Task to complete: Tally the lines that hold the string "matplotlib", and reply with the count alone.

Input records:

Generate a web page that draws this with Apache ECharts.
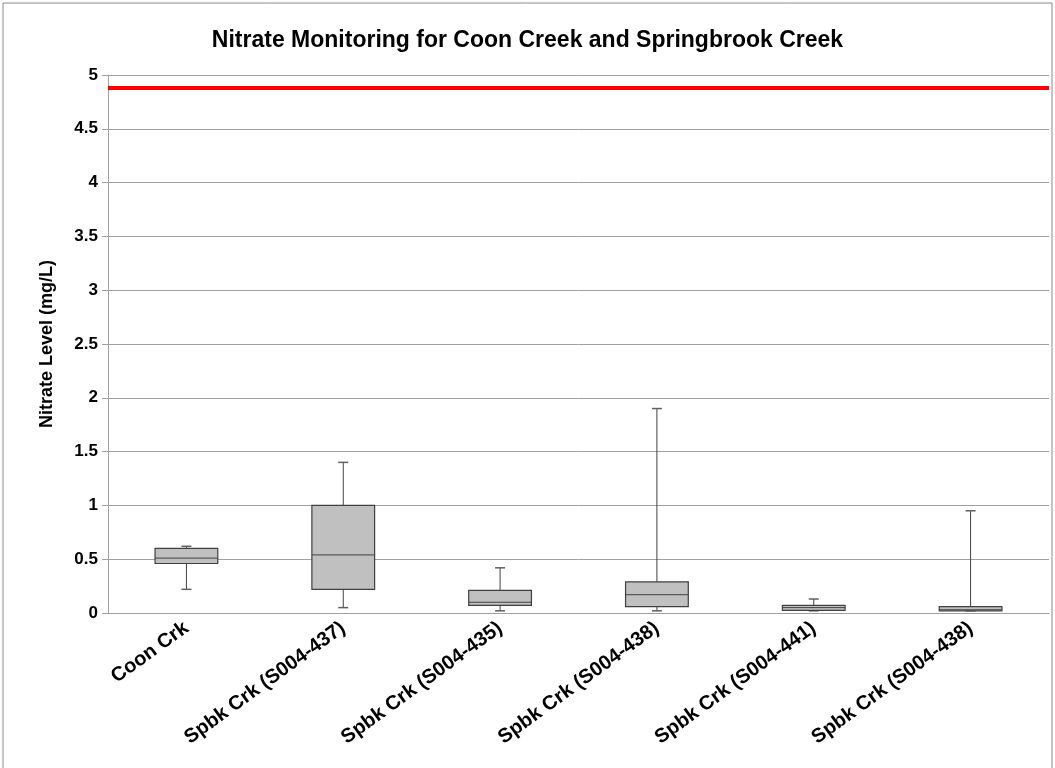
<!DOCTYPE html>
<html>
<head>
<meta charset="utf-8">
<script src="https://cdn.jsdelivr.net/npm/echarts@6/dist/echarts.min.js"></script>
<style>
  html, body { margin: 0; padding: 0; background: #fff; }
  #chart { width: 1055px; height: 768px; }
</style>
</head>
<body>
<div id="chart"></div>
<script>
var categories = ['Coon Crk', 'Spbk Crk (S004-437)', 'Spbk Crk (S004-435)',
                  'Spbk Crk (S004-438)', 'Spbk Crk (S004-441)', 'Spbk Crk (S004-438)'];
var whiskerLow  = [0.22, 0.05, 0.02, 0.02, 0.02, 0.02];
var q1          = [0.46, 0.22, 0.07, 0.06, 0.025, 0.02];
var median      = [0.51, 0.54, 0.10, 0.17, 0.05, 0.03];
var q3          = [0.60, 1.00, 0.21, 0.29, 0.07, 0.06];
var whiskerHigh = [0.62, 1.40, 0.42, 1.90, 0.13, 0.95];
var limitLevel = 4.88;

var boxData = categories.map(function (c, i) {
  return [i, whiskerLow[i], q1[i], median[i], q3[i], whiskerHigh[i]];
});

function renderBox(params, api) {
  var i = api.value(0);
  var pLow = api.coord([i, api.value(1)]);
  var pQ1 = api.coord([i, api.value(2)]);
  var pMed = api.coord([i, api.value(3)]);
  var pQ3 = api.coord([i, api.value(4)]);
  var pHigh = api.coord([i, api.value(5)]);
  var bw = api.size([1, 0])[0] * 0.4;
  var cap = 5;
  var x = pMed[0];
  var lineStyle = { stroke: '#404040', lineWidth: 1 };
  return {
    type: 'group',
    children: [
      { type: 'line', shape: { x1: x, y1: pQ3[1], x2: x, y2: pHigh[1] }, style: lineStyle },
      { type: 'line', shape: { x1: x, y1: pLow[1], x2: x, y2: pQ1[1] }, style: lineStyle },
      { type: 'line', shape: { x1: x - cap, y1: pHigh[1], x2: x + cap, y2: pHigh[1] }, style: { stroke: '#606060', lineWidth: 1.5 } },
      { type: 'line', shape: { x1: x - cap, y1: pLow[1], x2: x + cap, y2: pLow[1] }, style: { stroke: '#606060', lineWidth: 1.5 } },
      { type: 'rect', shape: { x: x - bw / 2, y: pQ3[1], width: bw, height: pQ1[1] - pQ3[1] },
        style: { fill: '#c0c0c0', stroke: '#404040', lineWidth: 1.2 } },
      { type: 'line', shape: { x1: x - bw / 2, y1: pMed[1], x2: x + bw / 2, y2: pMed[1] }, style: lineStyle }
    ]
  };
}

var chart = echarts.init(document.getElementById('chart'));
var option = {
  backgroundColor: '#fff',
  animation: false,
  title: {
    text: 'Nitrate Monitoring for Coon Creek and Springbrook Creek',
    left: 'center',
    top: 24,
    textStyle: { fontFamily: 'Liberation Sans', fontSize: 23, fontWeight: 'bold', color: '#000' }
  },
  graphic: [{
    type: 'rect',
    shape: { x: 3, y: 3, width: 1049, height: 800 },
    style: { fill: 'none', stroke: '#8a8a8a', lineWidth: 1 },
    silent: true
  }],
  grid: { left: 108, right: 6, top: 75, bottom: 155 },
  xAxis: {
    type: 'category',
    data: categories,
    axisLine: { lineStyle: { color: '#a0a0a0' } },
    axisTick: { alignWithLabel: false, length: 7, lineStyle: { color: '#a0a0a0' } },
    axisLabel: {
      rotate: 36,
      margin: 13,
      fontFamily: 'Liberation Sans',
      fontSize: 20,
      fontWeight: 'bold',
      color: '#000'
    }
  },
  yAxis: {
    type: 'value',
    min: 0,
    max: 5,
    interval: 0.5,
    name: 'Nitrate Level (mg/L)',
    nameLocation: 'middle',
    nameGap: 52,
    nameTextStyle: { fontFamily: 'Liberation Sans', fontSize: 18, fontWeight: 'bold', color: '#000' },
    axisLine: { show: true, lineStyle: { color: '#a0a0a0' } },
    axisTick: { show: true, length: 6, lineStyle: { color: '#a0a0a0' } },
    axisLabel: { fontFamily: 'Liberation Sans', fontSize: 17, fontWeight: 'bold', color: '#000', margin: 10 },
    splitLine: { lineStyle: { color: '#a0a0a0' } }
  },
  series: [{
    type: 'custom',
    renderItem: renderBox,
    encode: { x: 0, y: [1, 2, 3, 4, 5] },
    data: boxData,
    z: 3,
    markLine: {
      silent: true,
      symbol: 'none',
      label: { show: false },
      lineStyle: { color: '#ff0000', width: 4, type: 'solid' },
      data: [{ yAxis: limitLevel }]
    }
  }]
};
chart.setOption(option);
</script>
</body>
</html>
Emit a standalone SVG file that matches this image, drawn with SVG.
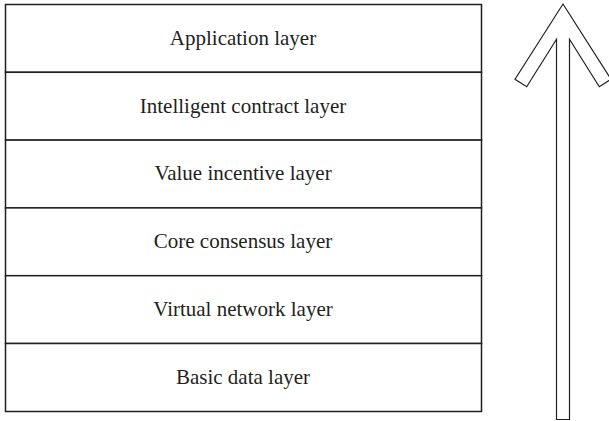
<svg xmlns="http://www.w3.org/2000/svg" width="609" height="421" viewBox="0 0 609 421">
<style>
.box{fill:#fff;stroke:#231f20;stroke-width:1.5}
.t{font-family:"Liberation Serif",serif;font-size:21px;fill:#231f20;text-anchor:middle}
.arr{fill:#fff;stroke:#231f20;stroke-width:1.2;stroke-linejoin:miter}
</style>
<rect width="609" height="421" fill="#fff"/>
<g id="application"><rect class="box" x="5.5" y="4.5" width="476" height="67.8"/><text class="t" x="243" y="45">Application layer</text></g>
<g id="contract"><rect class="box" x="5.5" y="72.3" width="476" height="67.8"/><text class="t" x="243" y="112.6">Intelligent contract layer</text></g>
<g id="incentive"><rect class="box" x="5.5" y="140.1" width="476" height="67.8"/><text class="t" x="243" y="180.4">Value incentive layer</text></g>
<g id="consensus"><rect class="box" x="5.5" y="207.9" width="476" height="67.8"/><text class="t" x="243" y="248.2">Core consensus layer</text></g>
<g id="network"><rect class="box" x="5.5" y="275.7" width="476" height="67.8"/><text class="t" x="243" y="316">Virtual network layer</text></g>
<g id="data"><rect class="box" x="5.5" y="343.5" width="476" height="68"/><text class="t" x="243" y="383.8">Basic data layer</text></g>
<g id="connectors">
<path class="arr" d="M563,4 L611,79.3 L599.3,86.7 L569.5,39.3 L569.5,419.5 L556.5,419.5 L556.5,39.3 L526.7,86.7 L515,79.3 Z"/>
</g>
</svg>
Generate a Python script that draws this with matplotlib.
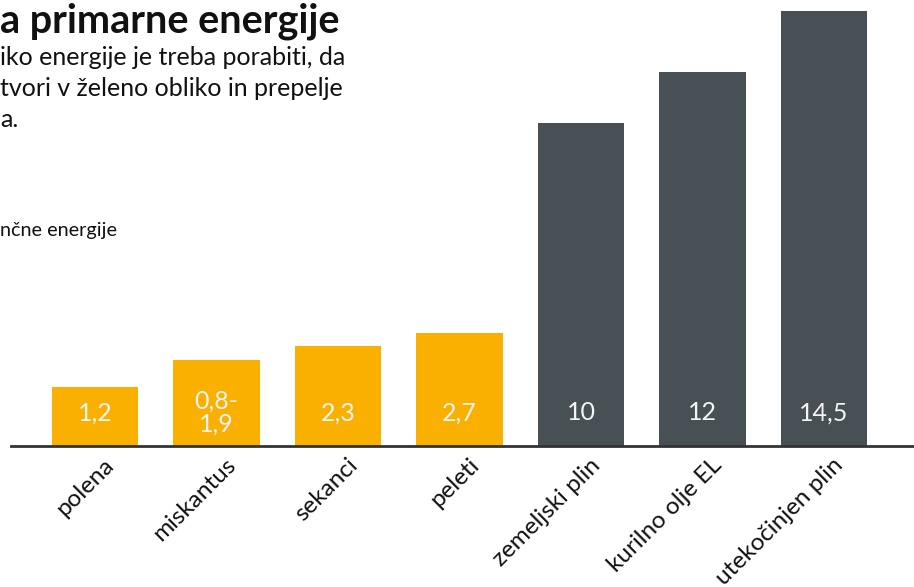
import numpy as np
import matplotlib.pyplot as plt
from matplotlib.transforms import ScaledTranslation

plt.rcParams['font.family'] = ['Lato', 'DejaVu Sans']

# energy carriers and their primary energy factor
categories = ['polena', 'miskantus', 'sekanci', 'peleti',
              'zemeljski plin', 'kurilno olje EL', 'utekočinjen plin']
values = [1.2, 1.9, 2.3, 2.7, 10, 12, 14.5]
value_labels = ['1,2', '0,8-\n1,9', '2,3', '2,7', '10', '12', '14,5']
renewable = [True, True, True, True, False, False, False]

ORANGE = '#F9B000'
SLATE = '#475155'

W, H = 914, 587
fig = plt.figure(figsize=(W / 100, H / 100), dpi=100)

# bars sit on a compressed (power) scale
p = 0.8
ax = fig.add_axes([11 / W, (H - 446) / H, 1 - 11 / W, 446 / H])
ax.set_yscale('function', functions=(lambda v: np.sign(v) * np.abs(v) ** p,
                                     lambda t: np.sign(t) * np.abs(t) ** (1 / p)))

x = np.arange(len(categories))
colors = [ORANGE if r else SLATE for r in renewable]
ax.bar(x, values, width=0.71, color=colors, zorder=2)

ax.set_xlim(-0.691, 6.741)
ax.set_ylim(0, 14.5 * (446 / 435) ** (1 / p))

for xi, lab in zip(x, value_labels):
    ax.annotate(lab, xy=(xi, 0), xytext=(0, 24), textcoords='offset points',
                ha='center', va='center', color='#F4F4F4', fontsize=18,
                linespacing=1.0, zorder=3)

for s in ['left', 'right', 'top']:
    ax.spines[s].set_visible(False)
ax.spines['bottom'].set_color('#333333')
ax.spines['bottom'].set_linewidth(2)
ax.set_yticks([])
ax.tick_params(axis='x', length=0, pad=0)
ax.set_xticks(x)
ax.set_xticklabels(categories, rotation=45, ha='right', va='center',
                   rotation_mode='anchor', fontsize=17.5, color='#111111')
shift = ScaledTranslation(16 / 100, -16 / 100, fig.dpi_scale_trans)
for t in ax.get_xticklabels():
    t.set_transform(t.get_transform() + shift)

# heading and explanatory text
fig.text(0 / W, 1 - 32 / H, 'a primarne energije', fontsize=28.5,
         fontweight='bold', color='#111111', va='baseline', ha='left')
lines = ['iko energije je treba porabiti, da',
         'tvori v želeno obliko in prepelje',
         'a.']
for i, ln in enumerate(lines):
    fig.text(0, 1 - (65 + 31 * i) / H, ln, fontsize=18, color='#111111',
             va='baseline', ha='left')
fig.text(0, 1 - 236 / H, 'nčne energije', fontsize=14.3, color='#111111',
         va='baseline', ha='left')

fig.savefig('out.png', dpi=100)
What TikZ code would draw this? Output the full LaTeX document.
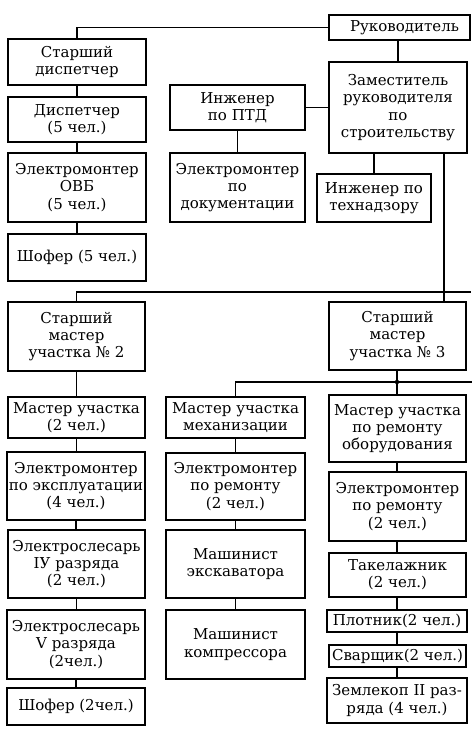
\documentclass[tikz,border=0pt]{standalone}
\usepackage{fontspec}
\setmainfont{DejaVu Serif}
\tikzset{
  box/.style={draw, line width=1.1pt, align=center, inner sep=0pt, outer sep=0pt,
    font=\fontsize{15}{17.3}\selectfont},
  conn/.style={line width=1.1pt}
}
\newcommand\orgbox[6]{%
  \pgfmathsetmacro\obw{#4-#2}%
  \pgfmathsetmacro\obh{#5-#3}%
  \pgfmathsetmacro\obx{(#2+#4)/2}%
  \pgfmathsetmacro\oby{-(#3+#5)/2}%
  \node[box, minimum width=\obw pt, minimum height=\obh pt] (#1) at (\obx pt,\oby pt) {#6};%
}
\begin{document}
\begin{tikzpicture}
\fill[white] (0,0) rectangle (474pt,-731pt);
\useasboundingbox (0,0) rectangle (474pt,-731pt);
% top part
\orgbox{ruk}{329}{15}{470}{40}{\hspace*{10pt}Руководитель}
\orgbox{sd}{8}{39}{146}{85}{Старший\\диспетчер}
\orgbox{disp}{8}{97}{146}{142}{Диспетчер\\(5 чел.)}
\orgbox{ovb}{8}{153}{146}{222}{Электромонтер\\ОВБ\\(5 чел.)}
\orgbox{shof1}{8}{234}{146}{281}{Шофер (5 чел.)}
\orgbox{ptd}{170}{85}{305}{130}{Инженер\\по ПТД}
\orgbox{zam}{329}{62}{467}{153}{Заместитель\\руководителя\\по\\строительству}
\orgbox{doc}{170}{153}{305}{222}{Электромонтер\\по\\документации}
\orgbox{tech}{317}{174}{431}{222}{Инженер по\\технадзору}
% sections
\orgbox{sm2}{8}{302}{145}{371}{Старший\\мастер\\участка № 2}
\orgbox{sm3}{329}{302}{466}{370}{Старший\\мастер\\участка № 3}
% left column
\orgbox{mu}{8}{397}{145}{438}{Мастер участка\\(2 чел.)}
\orgbox{expl}{7}{452}{145}{520}{Электромонтер\\по эксплуатации\\(4 чел.)}
\orgbox{es4}{8}{530}{145}{598}{Электрослесарь\\IУ разряда\\(2 чел.)}
\orgbox{es5}{7}{610}{145}{679}{Электрослесарь\\V разряда\\(2чел.)}
\orgbox{shof2}{7}{688}{145}{725}{Шофер (2чел.)}
% middle column
\orgbox{mech}{166}{397}{305}{438}{Мастер участка\\механизации}
\orgbox{erem}{166}{453}{305}{520}{Электромонтер\\по ремонту\\(2 чел.)}
\orgbox{mash1}{166}{530}{305}{598}{Машинист\\экскаватора}
\orgbox{mash2}{166}{610}{305}{679}{Машинист\\компрессора}
% right column
\orgbox{rem}{329}{395}{466}{462}{Мастер участка\\по ремонту\\оборудования}
\orgbox{erem2}{329}{472}{466}{541}{Электромонтер\\по ремонту\\(2 чел.)}
\orgbox{tak}{329}{553}{466}{597}{Такелажник\\(2 чел.)}
\orgbox{plot}{327}{610}{467}{632}{Плотник(2 чел.)}
\orgbox{svar}{329}{645}{466}{667}{Сварщик(2 чел.)}
\orgbox{zeml}{327}{678}{467}{723}{Землекоп II раз-\\ряда (4 чел.)}
% coordinates
\coordinate (vx) at (444pt,-292pt);
\coordinate (hr1) at (471pt,-292pt);
\coordinate (dot) at (397pt,-382pt);
\coordinate (hr2) at (472pt,-382pt);
% connectors top
\draw[conn] (sd.north) |- (ruk.west);
\draw[conn] (sd) -- (disp);
\draw[conn] (disp) -- (ovb);
\draw[conn] (ovb) -- (shof1);
\draw[conn] (zam.north) -- (zam.north |- ruk.south);
\draw[conn] (ptd.east) -- (ptd.east -| zam.west);
\draw[conn] (ptd.south) -- (ptd.south |- doc.north);
\draw[conn] (tech.north) -- (tech.north |- zam.south);
\draw[conn] (vx |- zam.south) -- (vx |- sm3.north);
\draw[conn] (sm2.north) |- (hr1);
% section 2
\draw[conn] (sm2.south) -- (sm2.south |- mu.north);
\draw[conn] (mu.south) -- (mu.south |- expl.north);
\draw[conn] (expl.south) -- (expl.south |- es4.north);
\draw[conn] (es4.south) -- (es4.south |- es5.north);
\draw[conn] (es5.south) -- (es5.south |- shof2.north);
% section 3
\draw[conn] (mech.north) |- (hr2);
\draw[conn] (sm3.south -| dot) -- (rem.north -| dot);
\fill (dot) circle (2.2pt);
\draw[conn] (mech.south) -- (mech.south |- erem.north);
\draw[conn] (erem.south) -- (erem.south |- mash1.north);
\draw[conn] (mash1.south) -- (mash1.south |- mash2.north);
\draw[conn] (rem.south -| dot) -- (erem2.north -| dot);
\draw[conn] (erem2.south -| dot) -- (tak.north -| dot);
\draw[conn] (tak.south -| dot) -- (plot.north -| dot);
\draw[conn] (plot.south -| dot) -- (svar.north -| dot);
\draw[conn] (svar.south -| dot) -- (zeml.north -| dot);
\end{tikzpicture}
\end{document}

Exercise result: 3